Measurement of fracture fragments using software that allows sophisticated imaging and measurement of CT scans can improve our understanding of fractures. We studied a consecutive series of complete articular fractures and found limited displacement and large, easily managed volar lunate facets. The finding that volar lunate fragments are relatively large and dorsal ulnar fragments relatively small suggests that the highly influential theories and concepts of Melone may only apply to a smaller subset of type C fractures. Combining Q3DCT with patient-reported outcome and range of motion might help with the prediction of outcome after distal radius fractures and help guide treatment. Also, the difficulties in treatment of complex articular fractures relate to small volar lunate facets, complex fragmentation, central articular impaction, and more marked displacement. As Q3DCT can accurately quantify these aspects, this method can help to study areas of debate in the treatment of complete articular fractures. For example, (1) what size and displacement of dorsal lunate facet merits a separate dorsal exposure, reduction, and fixation? (2) Is there a subset of small volar lunate facet fragments that malrotate and hinder flexion (malangulation of the so-called teardrop on radiographs as described by Medoff)? (3) Is there a subset of small volar lunate facet fragments that can escape fixation and lead to subluxation of the carpus?

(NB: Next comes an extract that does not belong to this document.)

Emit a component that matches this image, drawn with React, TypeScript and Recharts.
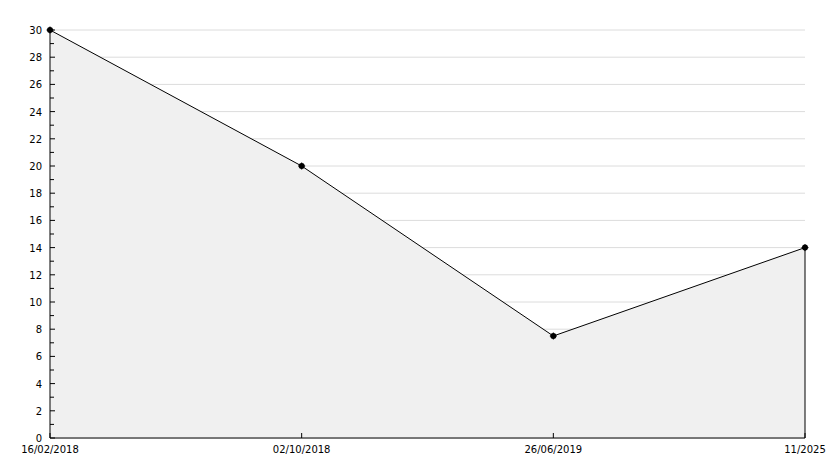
import React from 'react';
import { AreaChart, Area, XAxis, YAxis, CartesianGrid, ReferenceLine } from 'recharts';

const categories = ['16/02/2018', '02/10/2018', '26/06/2019', '11/2025'];
const values = [30, 20, 7.5, 14];
const yTicks = Array.from({ length: 31 }, (_, i) => i);
const gridValues = [0, 2, 4, 6, 8, 10, 12, 14, 16, 18, 20, 22, 24, 26, 28, 30];

const data = categories.map((c, i) => ({ date: c, value: values[i] }));

const FONT = 'DejaVu Sans, sans-serif';

const YTick = (props: any) => {
  const { x, y, payload } = props;
  const v = payload.value;
  const major = v % 2 === 0;
  const ax = x;
  return (
    <g>
      <line x1={ax} x2={ax + (major ? 5 : 4)} y1={y} y2={y} stroke="#000" strokeWidth={1} />
      {major && (
        <text x={ax - 8} y={y} dy={4} textAnchor="end" fontFamily={FONT} fontSize={10} fill="#000">
          {v}
        </text>
      )}
    </g>
  );
};

const XTick = (props: any) => {
  const { x, y, payload } = props;
  return (
    <g>
      <line x1={x} x2={x} y1={y} y2={y - 5} stroke="#000" strokeWidth={1} />
      <text x={x} y={y} dy={15} textAnchor="middle" fontFamily={FONT} fontSize={10} fill="#000">
        {payload.value}
      </text>
    </g>
  );
};

const Dot = (props: any) => {
  const { cx, cy } = props;
  if (cx == null || cy == null) return null;
  return (
    <g>
      <circle cx={cx} cy={cy} r={3} fill="#000" />
      <line x1={cx - 3.5} x2={cx + 3.5} y1={cy} y2={cy} stroke="#000" />
      <line x1={cx} x2={cx} y1={cy - 3.5} y2={cy + 3.5} stroke="#000" />
    </g>
  );
};

export default function App() {
  return (
    <div style={{ position: 'absolute', left: 0, top: 0, background: '#fff' }}>
      <AreaChart width={834} height={468} data={data} margin={{ top: 30, right: 29, left: 0, bottom: 0 }}>
        <CartesianGrid vertical={false} stroke="#dcdcdc" yAxisId="grid" />
        <YAxis
          yAxisId="grid"
          type="number"
          hide
          domain={[0, 30]}
          allowDataOverflow
          ticks={gridValues}
          interval={0}
        />
        <Area
          type="linear"
          dataKey="value"
          stroke="#000"
          strokeWidth={1}
          fill="#f0f0f0"
          fillOpacity={1}
          dot={<Dot />}
          activeDot={false}
          isAnimationActive={false}
        />
        <ReferenceLine
          segment={[
            { x: categories[3], y: 0 },
            { x: categories[3], y: values[3] },
          ]}
          stroke="#000"
        />
        <XAxis
          dataKey="date"
          height={30}
          tickLine={false}
          tickSize={0}
          tickMargin={0}
          axisLine={{ stroke: '#000' }}
          tick={<XTick />}
          interval={0}
        />
        <YAxis
          width={50}
          domain={[0, 30]}
          ticks={yTicks}
          interval={0}
          tickLine={false}
          tickSize={0}
          tickMargin={0}
          axisLine={{ stroke: '#000' }}
          tick={<YTick />}
        />
      </AreaChart>
    </div>
  );
}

Funding T. T. received research grants from the Prince Bernhard Culture Fund & Kuitse Fund (less than US$10,000) (Amsterdam, the Netherlands), Fundatie van de Vrijvrouwe van Renswoude te's-Gravenhage (less than US$10,000) (The Hague, the Netherlands).
D. R. certifies that he, or a member of his immediate family, has or may receive payments or benefits, during the study period from Wright Medical (less than US$10,000) (Memphis, Tennessee, United States), Skeletal Dynamics (less than US$10,000) (Miami, Florida, United States), Biomet (less than US$10,000) (Warsaw, Indiana, United States), AO North America (less than US$10,000) (Paoli, Pennsylvania, United States), and AO International (less than US$10,000) (Dubendorf, Switzerland).
All other authors have nothing to disclose.
All procedures performed in studies involving human participants were in accordance with the ethical standards of the institutional and/or national research committee and with the 1964 Declaration of Helsinki and its later amendments or comparable ethical standards.